Further edit: in the Library/Application Support/Scrivener/Backups folder, there is now a file for today, but its suffix is not .bak like the others but .scriv - what on earth is happening now?

Something really weird happened. I nuked the corrupt file and woke up a zipped backup from the day before.

I hadn’t lost much so I emptied the trash of both the renamed corrupt file and its duplicate.

Then I went to back up, sighing at the thought of three days of endless encrypting of the backup.

The backup took two hours in total.

Could this file have been causing the encryption problems all along?

One further question: since the backups are not being properly named, should I reinstall Scrivener? And how do I protect my backed-up files while I do so?

I think when you chose to do a backup with the ‘backup now’ command in the file->backup menu, it creates a backup named project-name.bak.zip. When it creates an automatic backup, I think those are the project-name.bak1.zip (and bak2, etc) files. The numbers on the files are probably how Scrivener keeps track of how many backup files it has so it can keep just the most recent 5 or so.

  1. bakn was a kind of algebraic shortcut, where n= a number. I.e. bak1, bak2, bak3, etc
  2. Keep the original corrupt project on stand by until you’re sure the problem is resolved
  3. It’s certainly possible to duplicate it in Finder - whether Scrivener could handle a renamed backup is a separate matter.
  4. Good!
  5. Not necessarily. All complex software can cause the occasional glitch which may, or may not, have been caused by something the user did.

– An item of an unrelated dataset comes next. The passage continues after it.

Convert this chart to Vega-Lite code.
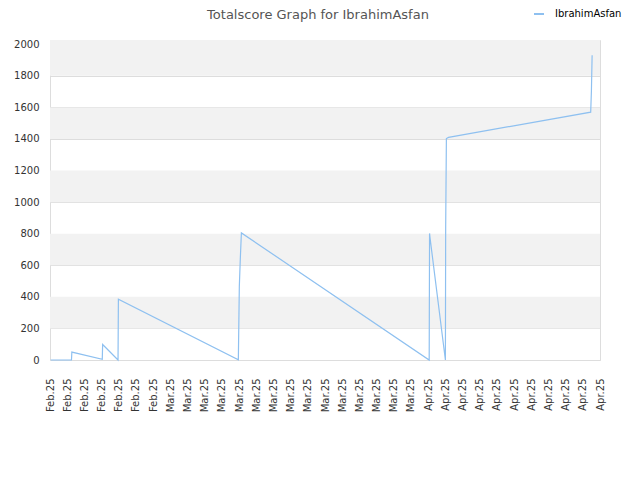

Further: the backup folder should not be where you save a project to - you may have accidentally changed where you save to?

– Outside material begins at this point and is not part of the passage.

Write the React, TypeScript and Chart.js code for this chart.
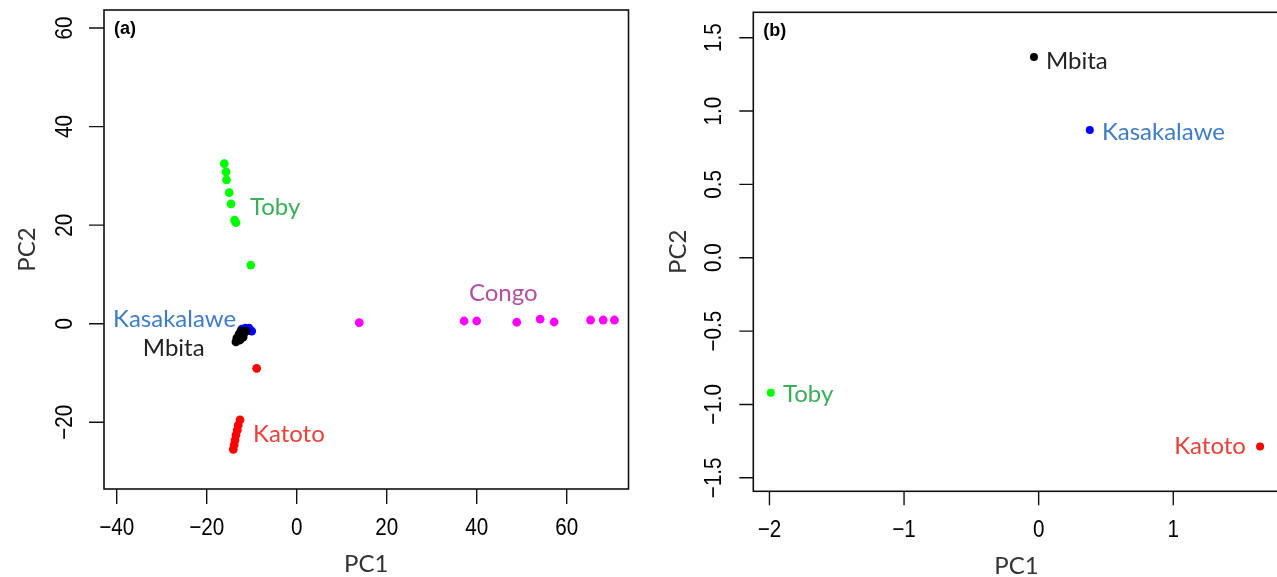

It sounds as if the problem is now resolved?

Ah, thanks, that n had me foxed.

At the moment I’m reindexing (as I’ve discovered that Spotlight appears not to have indexed some Scrivener files going back to 2014 and earlier), and will then hide my backups from Scrivener, copy my prefs to the desktop, delete all the com.plist type files I can find for Scrivener, and then do a clean reinstall.

Found a load of Scrivener projects that appear to have gone under the radar - they were showing as backups but not in a search or vice versa. The Scrivener projects altogether added up to around 100. So I opened each one, saved it and made sure it had a dated backup.

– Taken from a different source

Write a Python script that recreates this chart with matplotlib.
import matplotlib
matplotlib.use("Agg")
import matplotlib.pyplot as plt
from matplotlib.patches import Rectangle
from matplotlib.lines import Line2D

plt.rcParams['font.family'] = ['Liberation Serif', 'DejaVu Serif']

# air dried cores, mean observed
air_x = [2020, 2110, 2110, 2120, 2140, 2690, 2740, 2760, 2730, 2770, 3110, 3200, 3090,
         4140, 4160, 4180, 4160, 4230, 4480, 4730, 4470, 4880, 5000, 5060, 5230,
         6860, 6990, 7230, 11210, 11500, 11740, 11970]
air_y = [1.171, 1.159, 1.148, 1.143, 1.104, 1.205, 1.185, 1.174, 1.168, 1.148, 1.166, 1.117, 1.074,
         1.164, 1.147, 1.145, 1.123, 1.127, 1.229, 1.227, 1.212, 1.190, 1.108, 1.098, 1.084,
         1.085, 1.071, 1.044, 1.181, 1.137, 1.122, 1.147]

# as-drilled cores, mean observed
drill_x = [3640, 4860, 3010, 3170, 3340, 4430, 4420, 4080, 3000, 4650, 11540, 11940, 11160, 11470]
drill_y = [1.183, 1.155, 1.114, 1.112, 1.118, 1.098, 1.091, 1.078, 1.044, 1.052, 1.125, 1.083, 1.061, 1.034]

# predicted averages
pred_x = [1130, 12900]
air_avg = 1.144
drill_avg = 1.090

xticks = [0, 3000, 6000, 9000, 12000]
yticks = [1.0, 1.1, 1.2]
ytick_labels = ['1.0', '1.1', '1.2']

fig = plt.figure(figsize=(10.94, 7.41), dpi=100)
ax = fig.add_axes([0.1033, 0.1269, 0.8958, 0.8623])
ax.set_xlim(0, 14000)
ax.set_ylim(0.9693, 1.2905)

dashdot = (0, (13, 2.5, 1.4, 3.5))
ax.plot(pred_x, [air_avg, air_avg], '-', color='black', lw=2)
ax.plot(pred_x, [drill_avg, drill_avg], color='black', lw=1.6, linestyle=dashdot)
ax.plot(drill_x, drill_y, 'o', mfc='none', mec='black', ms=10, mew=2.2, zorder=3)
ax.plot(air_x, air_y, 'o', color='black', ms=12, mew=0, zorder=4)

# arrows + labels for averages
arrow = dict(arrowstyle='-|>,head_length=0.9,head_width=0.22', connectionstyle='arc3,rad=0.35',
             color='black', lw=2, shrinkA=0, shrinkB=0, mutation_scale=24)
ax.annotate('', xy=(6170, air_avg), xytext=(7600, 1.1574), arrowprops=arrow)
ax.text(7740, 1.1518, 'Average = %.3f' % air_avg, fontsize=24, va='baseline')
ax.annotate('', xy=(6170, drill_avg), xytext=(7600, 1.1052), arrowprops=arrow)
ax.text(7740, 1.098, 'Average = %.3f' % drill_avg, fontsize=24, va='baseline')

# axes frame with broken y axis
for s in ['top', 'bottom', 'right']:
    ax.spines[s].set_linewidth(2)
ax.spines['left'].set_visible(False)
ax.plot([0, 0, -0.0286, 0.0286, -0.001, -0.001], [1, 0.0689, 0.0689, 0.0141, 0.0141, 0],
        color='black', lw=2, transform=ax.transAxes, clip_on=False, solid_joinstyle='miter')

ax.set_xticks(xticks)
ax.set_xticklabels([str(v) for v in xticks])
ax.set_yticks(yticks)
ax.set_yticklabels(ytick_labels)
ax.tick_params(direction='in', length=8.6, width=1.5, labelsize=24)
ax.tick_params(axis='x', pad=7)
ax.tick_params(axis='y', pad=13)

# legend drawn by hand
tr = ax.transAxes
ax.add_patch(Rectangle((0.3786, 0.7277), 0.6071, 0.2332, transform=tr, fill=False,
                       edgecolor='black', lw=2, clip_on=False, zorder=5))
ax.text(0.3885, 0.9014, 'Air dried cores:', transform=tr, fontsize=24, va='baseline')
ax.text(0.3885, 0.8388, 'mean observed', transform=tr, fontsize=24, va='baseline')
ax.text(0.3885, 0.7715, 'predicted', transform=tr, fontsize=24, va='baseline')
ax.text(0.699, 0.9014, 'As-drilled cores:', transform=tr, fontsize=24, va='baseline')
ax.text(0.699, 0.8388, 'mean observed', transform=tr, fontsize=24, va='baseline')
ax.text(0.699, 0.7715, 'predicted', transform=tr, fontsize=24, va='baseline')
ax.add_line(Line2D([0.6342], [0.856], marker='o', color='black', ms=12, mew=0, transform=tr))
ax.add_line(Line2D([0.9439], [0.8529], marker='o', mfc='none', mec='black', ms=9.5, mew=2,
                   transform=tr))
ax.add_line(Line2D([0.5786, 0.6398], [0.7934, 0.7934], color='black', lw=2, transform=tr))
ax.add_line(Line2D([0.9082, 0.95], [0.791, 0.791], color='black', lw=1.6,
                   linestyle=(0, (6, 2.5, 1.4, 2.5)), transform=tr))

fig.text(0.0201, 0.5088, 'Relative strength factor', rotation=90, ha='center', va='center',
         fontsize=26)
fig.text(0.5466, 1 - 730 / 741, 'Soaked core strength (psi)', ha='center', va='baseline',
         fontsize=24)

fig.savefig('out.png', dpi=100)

In some case the project was gone and there was only the backup, so I opened these from the backup, then resaved and re-backed-up, and then put the project on the desktop.

The result of this was that some of the projects then produced both a project (eg “Notes.scriv”) within the Scrivener folder and its subfolders (eg the “Business” subfolder), and also an apparent backup (eg “Notes.backup.scriv”) within the same subfolder as the project sharing its name.

I’ve taken out these 38 backups, or whatever they are, into a folder called “extra mystery backups”.

They’re not the same size; one, for instance, is 5.6MB in the mystery backup, and 11.8MB in the .zip backup I did today. Another is 679KB in the .zip backup and 1.5MB in the “Mystery backups” version.

I’m totally baffled.

IIRC - some of the updates to Scrivener introduced changes in the file format. This meant existing projects would need to be converted to the new format in order to continue to use them. Scriv automatically created a “just in case” backup of those projects as part of the conversion process.

That’s probably the source of your mystery backups.

Ah, thanks. But it’s odd that some of these backups are larger than the file they back up, and some are smaller.